The surge in US farmland prices signals the market may be in a bubble, Alex Pollock, a former chief executive officer of the Federal Home Loan Bank of Chicago, said in a Nov. 16 Heritage Foundation report. The gains would be threatened by higher interest rates and lower crop prices, he said. The Federal Reserve has pledged to keep rates at a record low until at least mid-2015.
Farmers National Co, the largest US farm manager, sold a record 850 properties at a combined value of US$640 million in its most recent fiscal year. Transactions rose 20 percent and prices as much as 15 percent.

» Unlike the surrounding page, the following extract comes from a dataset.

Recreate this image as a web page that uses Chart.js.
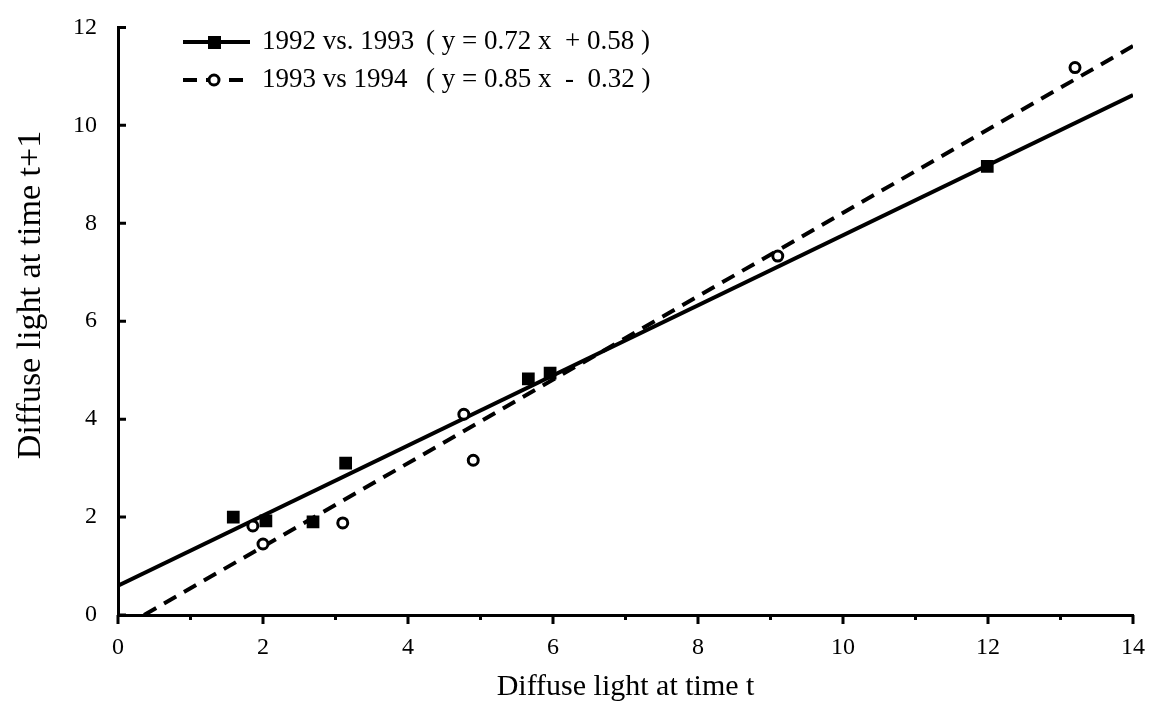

“Insurance payments will keep most farmers whole and profitable this year, so the drought affect was minimized,” its CEO Jim Farrell said. “We are coming off of back-to-back record income years on the farm, so they were better able to withstand a poor crop.”
While corn futures fell 12 percent since reaching a record in August, the USDA is still forecasting a record annual average for prices paid to farmers. It also expects the highest averages ever for soybeans and wheat.
That will help spur gains in domestic food prices of as much as 3.5 percent this year and 4 percent next year, above the average of 3 percent since 2004, according to the USDA. Food costs, including beef, may rise 5 percent to 8 percent next year for the Louisville, Kentucky-based steakhouse chain Texas Roadhouse, its CEO Wayne Kent Taylor said on a conference call with analysts on Nov. 1.
The US dry spell is expected to persist at least through February in most areas and spread across Texas, the US Climate Prediction Center said in a three-month outlook on Nov. 15. The lack of water is threatening the winter-wheat crop.
“We remain in the middle of a weather market,” said Jason Henderson, an agricultural economist at the Federal Reserve Bank of Kansas City. “If drought conditions abate, we will have a strong rebound in production. If the drought lingers, that will challenge the ability to raise bumper crops.”